The coveted Calder Cup has been a motivational force for American Hockey League teams throughout the League’s 68-year history. It is one of our sport’s greatest challenges and ultimate honors to hoist the Calder Cup in victory.

The trophy is named for Frank Calder, who served as the National Hockey League’s first President from 1917 to 1943. During the 1920’s, Mr. Calder was instrumental in guiding hockey into the mainstream of America’s major cities including Boston, New York, Detroit and Chicago, while helping in the formation of the American League.

A total of 24 different cities have had their AHL member club win the Calder Cup, including the original Cleveland Barons, who played in the AHL from 1936 to 1972 and won a record nine championships. The Hershey Bears have the most championships of active franchises with eight, the first in 1947 and the most recent in 1997.

Eighteen members of the Hockey Hall of Fame have won the Calder Cup, including Terry Sawchuk, Emile Francis, Gerry Cheevers, Larry Robinson, Johnny Bower, Al Arbour and 2003 HHOF inductee Brian Kilrea.

Not only have great players won the Calder Cup, but outstanding coaches have also hoisted the AHL’s championship trophy. Hall of Famer Fred “Bun” Cook holds the distinction of being the only head coach to have won more than three Calder Cup championships, as he was able to hoist the Cup above his head on seven separate occasions. Barry Trotz, head coach of the Nashville Predators, served as an AHL coach for five years, capturing a Calder Cup Championship with the Portland Pirates. Carolina Hurricanes head coach Peter Laviolette guided the Providence Bruins to the Calder Cup crown in 1999. Atlanta’s Bob Hartley (Hershey, 1997) and Tampa Bay’s John Tortorella (Rochester, 1996) have also won a Calder Cup as an AHL head coach.

More than 100 players and coaches have won both the Calder Cup and Stanley Cup in their careers, including Andy Bathgate, Brian Engblom, Adam Graves, Doug Harvey, Martin Lapointe, Pete Mahovlich, Billy Smith and three-time Conn Smythe Trophy winner Patrick Roy.

Calder Cup-winning teams have impacted significantly on the success of their NHL parent clubs. The Montreal Canadiens twice have won the Stanley Cup in the year following Calder Cup championships by their AHL affiliate. On three occasions an AHL club and their NHL affiliate won their respective championships in the same year. In 1976 and 1977, the Montreal Canadiens and their AHL affiliate, the Nova Scotia Voyageurs, won their respective League titles. More recently the 1995 Stanley Cup champion New Jersey Devils also had their AHL affiliate, the Albany River Rats, win the Calder Cup championship that same year.

Only one team has been able to win the Calder Cup in three consecutive years. The Springfield franchise, under the leadership of Hall of Famers Eddie Shore and Jack Butterfield, skated to Calder Cup championships in 1960, 1961 and 1962.
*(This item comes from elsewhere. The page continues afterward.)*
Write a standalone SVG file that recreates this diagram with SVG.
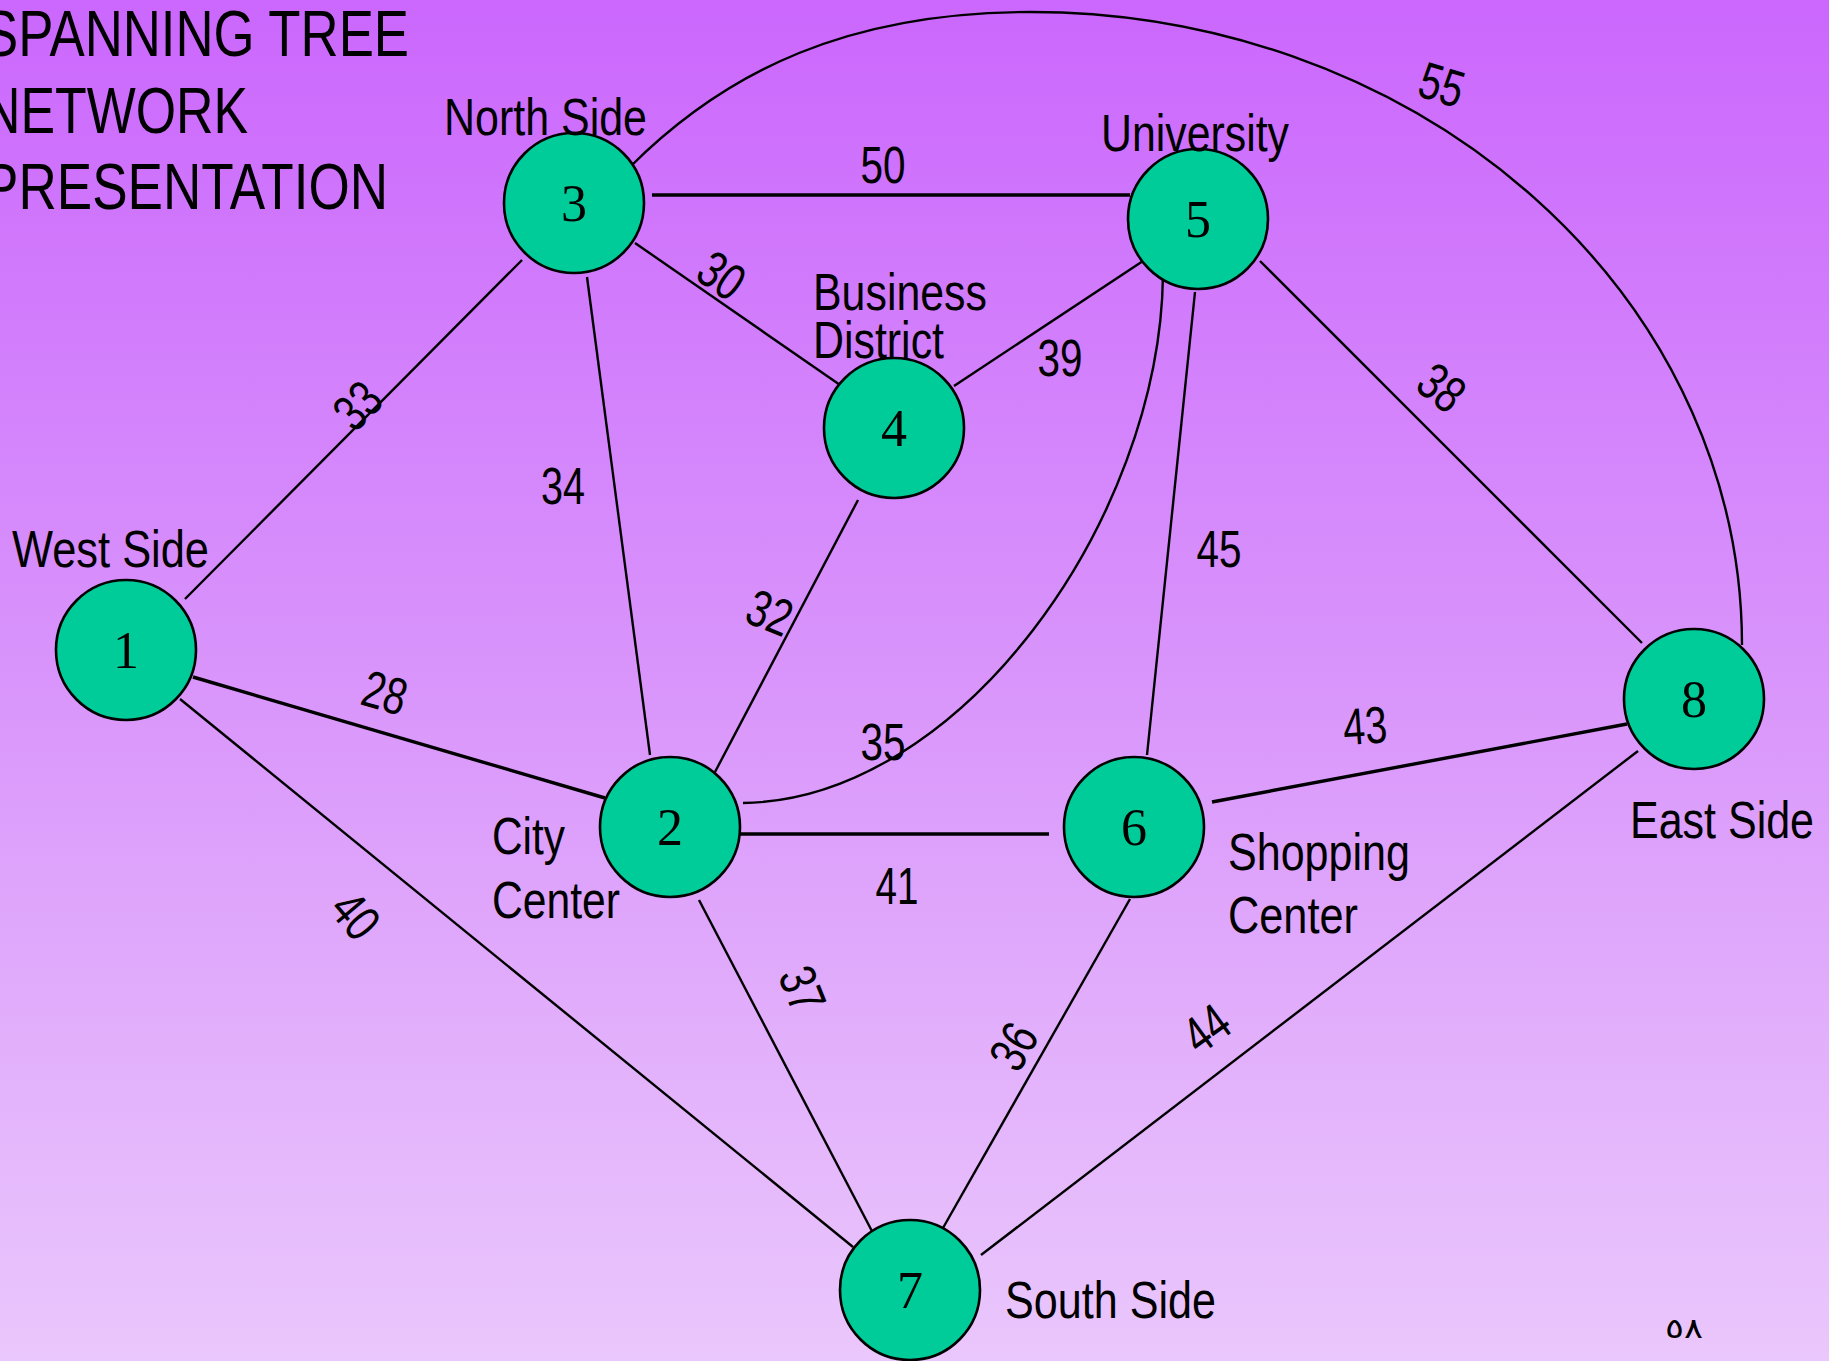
<svg xmlns="http://www.w3.org/2000/svg" width="1829" height="1361" viewBox="0 0 1829 1361">
  <defs>
    <linearGradient id="bg" x1="0" y1="0" x2="0" y2="1">
      <stop offset="0" stop-color="#CB67FD"/>
      <stop offset="0.5" stop-color="#D995FB"/>
      <stop offset="1" stop-color="#EAC7FC"/>
    </linearGradient>
  </defs>
  <style>
    .edge { fill: none; stroke: #000; stroke-width: 2.4; }
    .thick { stroke-width: 3.4; }
    .node { fill: #00CC99; stroke: #000; stroke-width: 2.6; }
    .num { font-family: "Liberation Serif", "Times New Roman", serif; font-size: 52px; fill: #000; text-anchor: middle; }
    .lbl { font-family: "Liberation Sans Narrow", "Liberation Sans", Arial, sans-serif; font-size: 52px; fill: #000; }
    .w { font-family: "Liberation Sans Narrow", "Liberation Sans", Arial, sans-serif; font-size: 52px; fill: #000; text-anchor: middle; }
    .title { font-family: "Liberation Sans Narrow", "Liberation Sans", Arial, sans-serif; font-size: 64px; fill: #000; }
  </style>

  <rect x="0" y="0" width="1829" height="1361" fill="url(#bg)"/>

  <!-- heading -->
  <g id="title">
    <text class="title" x="-17" y="56" textLength="426" lengthAdjust="spacingAndGlyphs">SPANNING TREE</text>
    <text class="title" x="-17" y="133" textLength="265" lengthAdjust="spacingAndGlyphs">NETWORK</text>
    <text class="title" x="-17" y="209" textLength="405" lengthAdjust="spacingAndGlyphs">PRESENTATION</text>
  </g>

  <!-- connectors -->
  <g id="edges">
    <line class="edge" x1="185" y1="599" x2="522" y2="260"/>
    <line class="edge thick" x1="193" y1="677" x2="605" y2="798"/>
    <line class="edge" x1="180" y1="699" x2="853" y2="1247"/>
    <line class="edge" x1="587" y1="277" x2="650" y2="755"/>
    <line class="edge thick" x1="652" y1="195" x2="1130" y2="195"/>
    <line class="edge" x1="635" y1="243" x2="843" y2="387"/>
    <line class="edge" x1="954" y1="386" x2="1146" y2="259"/>
    <line class="edge" x1="858" y1="500" x2="715" y2="772"/>
    <line class="edge" x1="1195" y1="292" x2="1147" y2="755"/>
    <line class="edge" x1="1260" y1="261" x2="1642" y2="643"/>
    <line class="edge thick" x1="732" y1="834" x2="1049" y2="834"/>
    <line class="edge" x1="699" y1="900" x2="874" y2="1235"/>
    <line class="edge thick" x1="1212" y1="802" x2="1627" y2="724"/>
    <line class="edge" x1="1130" y1="899" x2="939" y2="1235"/>
    <line class="edge" x1="1638" y1="751" x2="981" y2="1255"/>
    <!-- 3 to 8 over the top -->
    <path class="edge" d="M 630 167 C 728 69 851 12 1031 12 A 711 633 0 0 1 1742 645"/>
    <!-- 5 to 2 sweeping curve -->
    <path class="edge" d="M 1163 275 C 1160 520 960 800 743 803"/>
  </g>

  <!-- edge weights -->
  <g id="weights">
    <text class="w" x="883" y="164" dy="0.36em" textLength="45" lengthAdjust="spacingAndGlyphs">50</text>
    <text class="w" transform="translate(722,275) rotate(35)" dy="0.36em" textLength="44" lengthAdjust="spacingAndGlyphs">30</text>
    <text class="w" transform="translate(357,405) rotate(-45)" dy="0.36em" textLength="44" lengthAdjust="spacingAndGlyphs">33</text>
    <text class="w" x="563" y="485" dy="0.36em" textLength="44" lengthAdjust="spacingAndGlyphs">34</text>
    <text class="w" x="1060" y="357" dy="0.36em" textLength="45" lengthAdjust="spacingAndGlyphs">39</text>
    <text class="w" transform="translate(770,612) rotate(22)" dy="0.36em" textLength="44" lengthAdjust="spacingAndGlyphs">32</text>
    <text class="w" transform="translate(385,692) rotate(16)" dy="0.36em" textLength="44" lengthAdjust="spacingAndGlyphs">28</text>
    <text class="w" x="883" y="741" dy="0.36em" textLength="45" lengthAdjust="spacingAndGlyphs">35</text>
    <text class="w" x="1219" y="548" dy="0.36em" textLength="45" lengthAdjust="spacingAndGlyphs">45</text>
    <text class="w" transform="translate(1442,387) rotate(38)" dy="0.36em" textLength="44" lengthAdjust="spacingAndGlyphs">38</text>
    <text class="w" transform="translate(1442,84) rotate(17)" dy="0.36em" textLength="44" lengthAdjust="spacingAndGlyphs">55</text>
    <text class="w" x="897" y="885" dy="0.36em" textLength="43" lengthAdjust="spacingAndGlyphs">41</text>
    <text class="w" transform="translate(1365,725) rotate(-4)" dy="0.36em" textLength="44" lengthAdjust="spacingAndGlyphs">43</text>
    <text class="w" transform="translate(356,915) rotate(50)" dy="0.36em" textLength="44" lengthAdjust="spacingAndGlyphs">40</text>
    <text class="w" transform="translate(803,989) rotate(68)" dy="0.36em" textLength="44" lengthAdjust="spacingAndGlyphs">37</text>
    <text class="w" transform="translate(1013,1046) rotate(-60)" dy="0.36em" textLength="44" lengthAdjust="spacingAndGlyphs">36</text>
    <text class="w" transform="translate(1206,1028) rotate(-36)" dy="0.36em" textLength="44" lengthAdjust="spacingAndGlyphs">44</text>
  </g>

  <!-- nodes -->
  <g id="node1">
    <circle class="node" cx="126" cy="650" r="70"/>
    <text class="num" x="126" y="668">1</text>
    <text class="lbl" x="12" y="567" textLength="197" lengthAdjust="spacingAndGlyphs">West Side</text>
  </g>
  <g id="node2">
    <circle class="node" cx="670" cy="827" r="70"/>
    <text class="num" x="670" y="845">2</text>
    <text class="lbl" x="492" y="854" textLength="73" lengthAdjust="spacingAndGlyphs">City</text>
    <text class="lbl" x="492" y="918" textLength="128" lengthAdjust="spacingAndGlyphs">Center</text>
  </g>
  <g id="node3">
    <circle class="node" cx="574" cy="203" r="70"/>
    <text class="num" x="574" y="221">3</text>
    <text class="lbl" x="444" y="135" textLength="203" lengthAdjust="spacingAndGlyphs">North Side</text>
  </g>
  <g id="node4">
    <circle class="node" cx="894" cy="428" r="70"/>
    <text class="num" x="894" y="446">4</text>
    <text class="lbl" x="813" y="310" textLength="174" lengthAdjust="spacingAndGlyphs">Business</text>
    <text class="lbl" x="813" y="358" textLength="131" lengthAdjust="spacingAndGlyphs">District</text>
  </g>
  <g id="node5">
    <circle class="node" cx="1198" cy="219" r="70"/>
    <text class="num" x="1198" y="237">5</text>
    <text class="lbl" x="1101" y="151" textLength="188" lengthAdjust="spacingAndGlyphs">University</text>
  </g>
  <g id="node6">
    <circle class="node" cx="1134" cy="827" r="70"/>
    <text class="num" x="1134" y="845">6</text>
    <text class="lbl" x="1228" y="870" textLength="182" lengthAdjust="spacingAndGlyphs">Shopping</text>
    <text class="lbl" x="1228" y="933" textLength="130" lengthAdjust="spacingAndGlyphs">Center</text>
  </g>
  <g id="node7">
    <circle class="node" cx="910" cy="1290" r="70"/>
    <text class="num" x="910" y="1308">7</text>
    <text class="lbl" x="1005" y="1318" textLength="211" lengthAdjust="spacingAndGlyphs">South Side</text>
  </g>
  <g id="node8">
    <circle class="node" cx="1694" cy="699" r="70"/>
    <text class="num" x="1694" y="717">8</text>
    <text class="lbl" x="1630" y="838" textLength="184" lengthAdjust="spacingAndGlyphs">East Side</text>
  </g>

  <!-- slide number -->
  <text x="1665" y="1338" font-family="'DejaVu Sans', 'Noto Sans', sans-serif" font-size="28" textLength="38" lengthAdjust="spacingAndGlyphs">٥٨</text>
</svg>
Last season, one of the most exciting Calder Cup Finals in history saw the Houston Aeros win their first AHL championship with a seven-game victory over the Hamilton Bulldogs. The Aeros played a league-record 15 one-goal decisions in the postseason, including a quadruple-overtime loss to Hamilton in Game 2 of the Finals, the longest game in AHL history. The Aeros finally clinched the title on the road in front of 17,428 fans at Copps Coliseum, the largest crowd ever to see an AHL playoff game.

In the 2003-04 season, 28 teams will once again compete for the Calder Cup. Houston will be looking to become the first team since the 1990-91 Springfield Indians to successfully defend their title, while the Toronto Roadrunners will be out to do what just six teams have done in league history: win the championship in their inaugural season.